Recovery Day 1: Too Soon for Wine-Shopping?
I consider Day One as the first full day out of the
hospital, which for me was Saturday, November 4th. With previous
experiences with abdominal surgeries, I was surprised at how good I felt. Sure,
I needed to nap a couple of times during the day, but I was ready to get out of
the house for a bit, since walking upright was not a problem.
The night before, we gave a bottle of wine to my
lovely friend who arranged the meal train that would keep us fed for a couple
weeks. We noticed that our wine rack was nearly empty and, in a stroke of great
timing, our favorite wine store was having a sale. (Note: I can't drink alcohol for a while because of my meds, so I was proposing shopping, not sampling.)
“Hey,” I said to my husband, “I haven’t been for a
walk yet today, we need wine, there’s a sale, and near the store there are
several restaurants and a grocery store. Let’s go!” I honestly did not think
this seemed like too much. We wouldn’t be doing a huge shopping trip and
sitting down to eat dinner in a restaurant couldn’t be that much more tiring
than sitting on the couch.
On the way to the wine store, my cousin called and we
told her what we were doing. I should mention that she's had her own surgical adventures
this year. She might have snickered a bit in disbelief at my certainty that
what I was doing was perfectly natural right after brain surgery.
Surdyk’s, our wine store, is always crowded on sale
days and its well-stocked aisles are relatively narrow. Wine bottles are
breakable. Just the day before I had been running into doorways in my own home
with the right side of my body (yay, parietal
lobe!). I would have to be very careful. I hugged my right
arm to my body and guarded every bottle as if it were the Promised Child or a
thermonuclear detonator.
Brian pointed out that we needed more whites. I
decided we should grab a Riesling or two, but wandering the familiar aisles, I
was not having much luck and started to feel overwhelmed with stimulus overload,
something I later learned is a common post-craniotomy reaction. A friendly
employee asked if he could help me find anything. Yes, a Riesling.
“Well, the aisles are organized by country and region
within country. On one side you’ll find reds, grouped by type, and whites on
the other, so you just need to find the country you want and look for a
Riesling in that aisle.”
If you have not just had someone poking around in your
brain, that probably sounds pretty straightforward. If, however, you still have
staples in your head, you will give the employee that flat, slow-blinking look
that you probably hold uncomfortably long, and simply say, “Thanks,” while what
you want to say is, “What country am I in now? Just point me to a goddamned
Riesling! Why are you testing my geography skills?” (I think I turned out to be
in Austria or South Africa.

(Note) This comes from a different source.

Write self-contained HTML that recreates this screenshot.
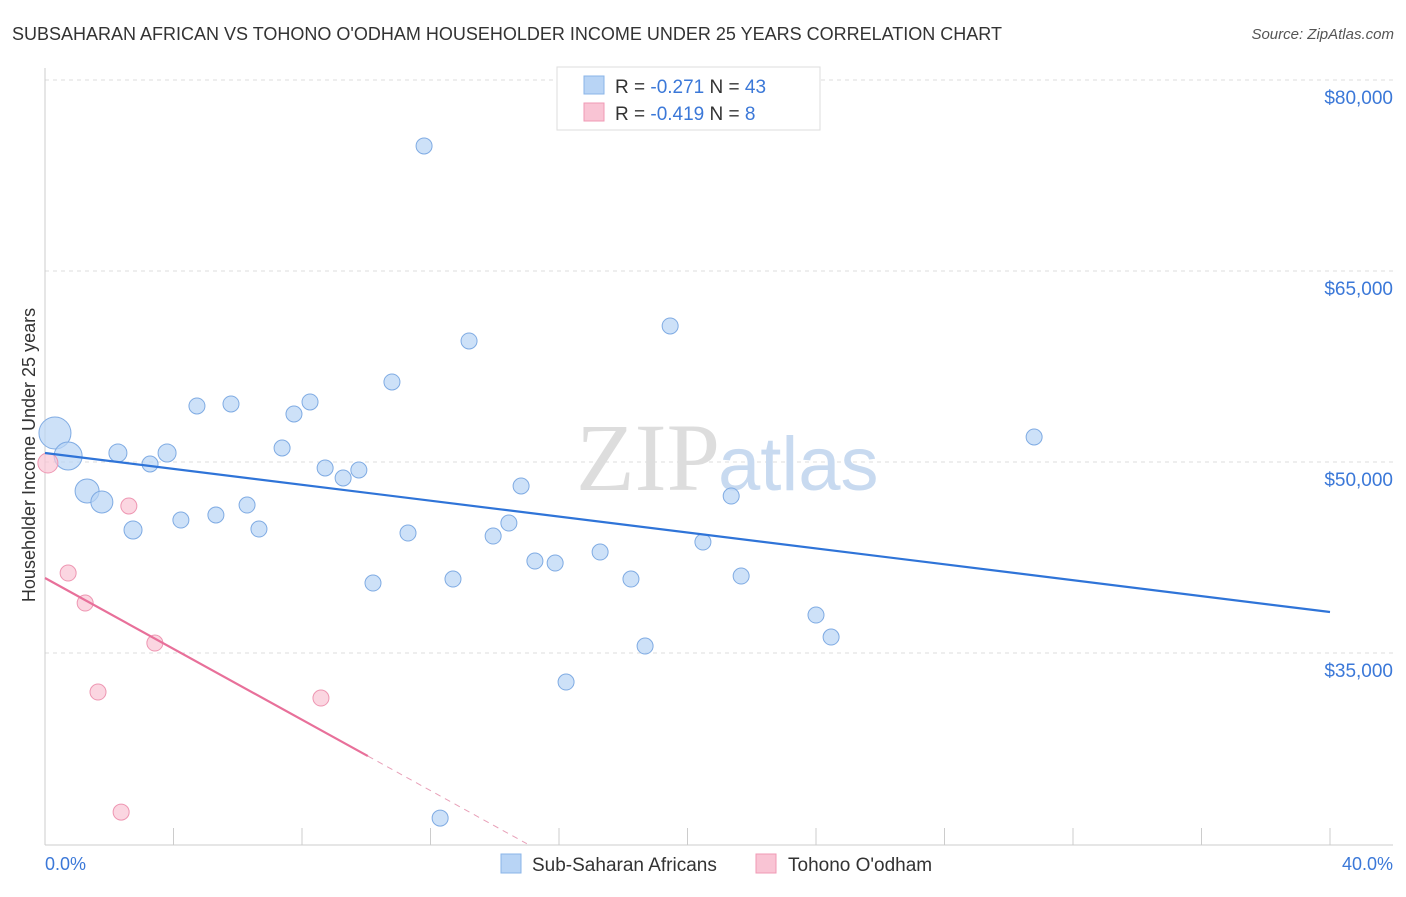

I don’t remember whether I actually got a bottle or
not.)
By the time we got to the restaurant, I was exhausted
and could only eat a few bites of my dinner. We were quick at the grocery
store, too, but I was feeling it. Crushed by exhaustion.
A week later, a memory of communication with my cousin
percolated up through my healing brain. “Brian, did we have some communication with my cousin about her plans for Christmas this year?”
“Yes, they’re coming the Friday before Christmas, and
we may also see them on their way back to Denver.”
“Was that conversation before or after surgery?”
“After.”
“Was I in the hospital still?”
“No, we were in the car on the way to Surdyk’s.”
Lesson for craniotomates: You may think you’re up and
able for lots of things, but you will be more out of it than you
realize in the early days. If your parietal lobe was at all affected, stay the
hell away from expensive, breakable things.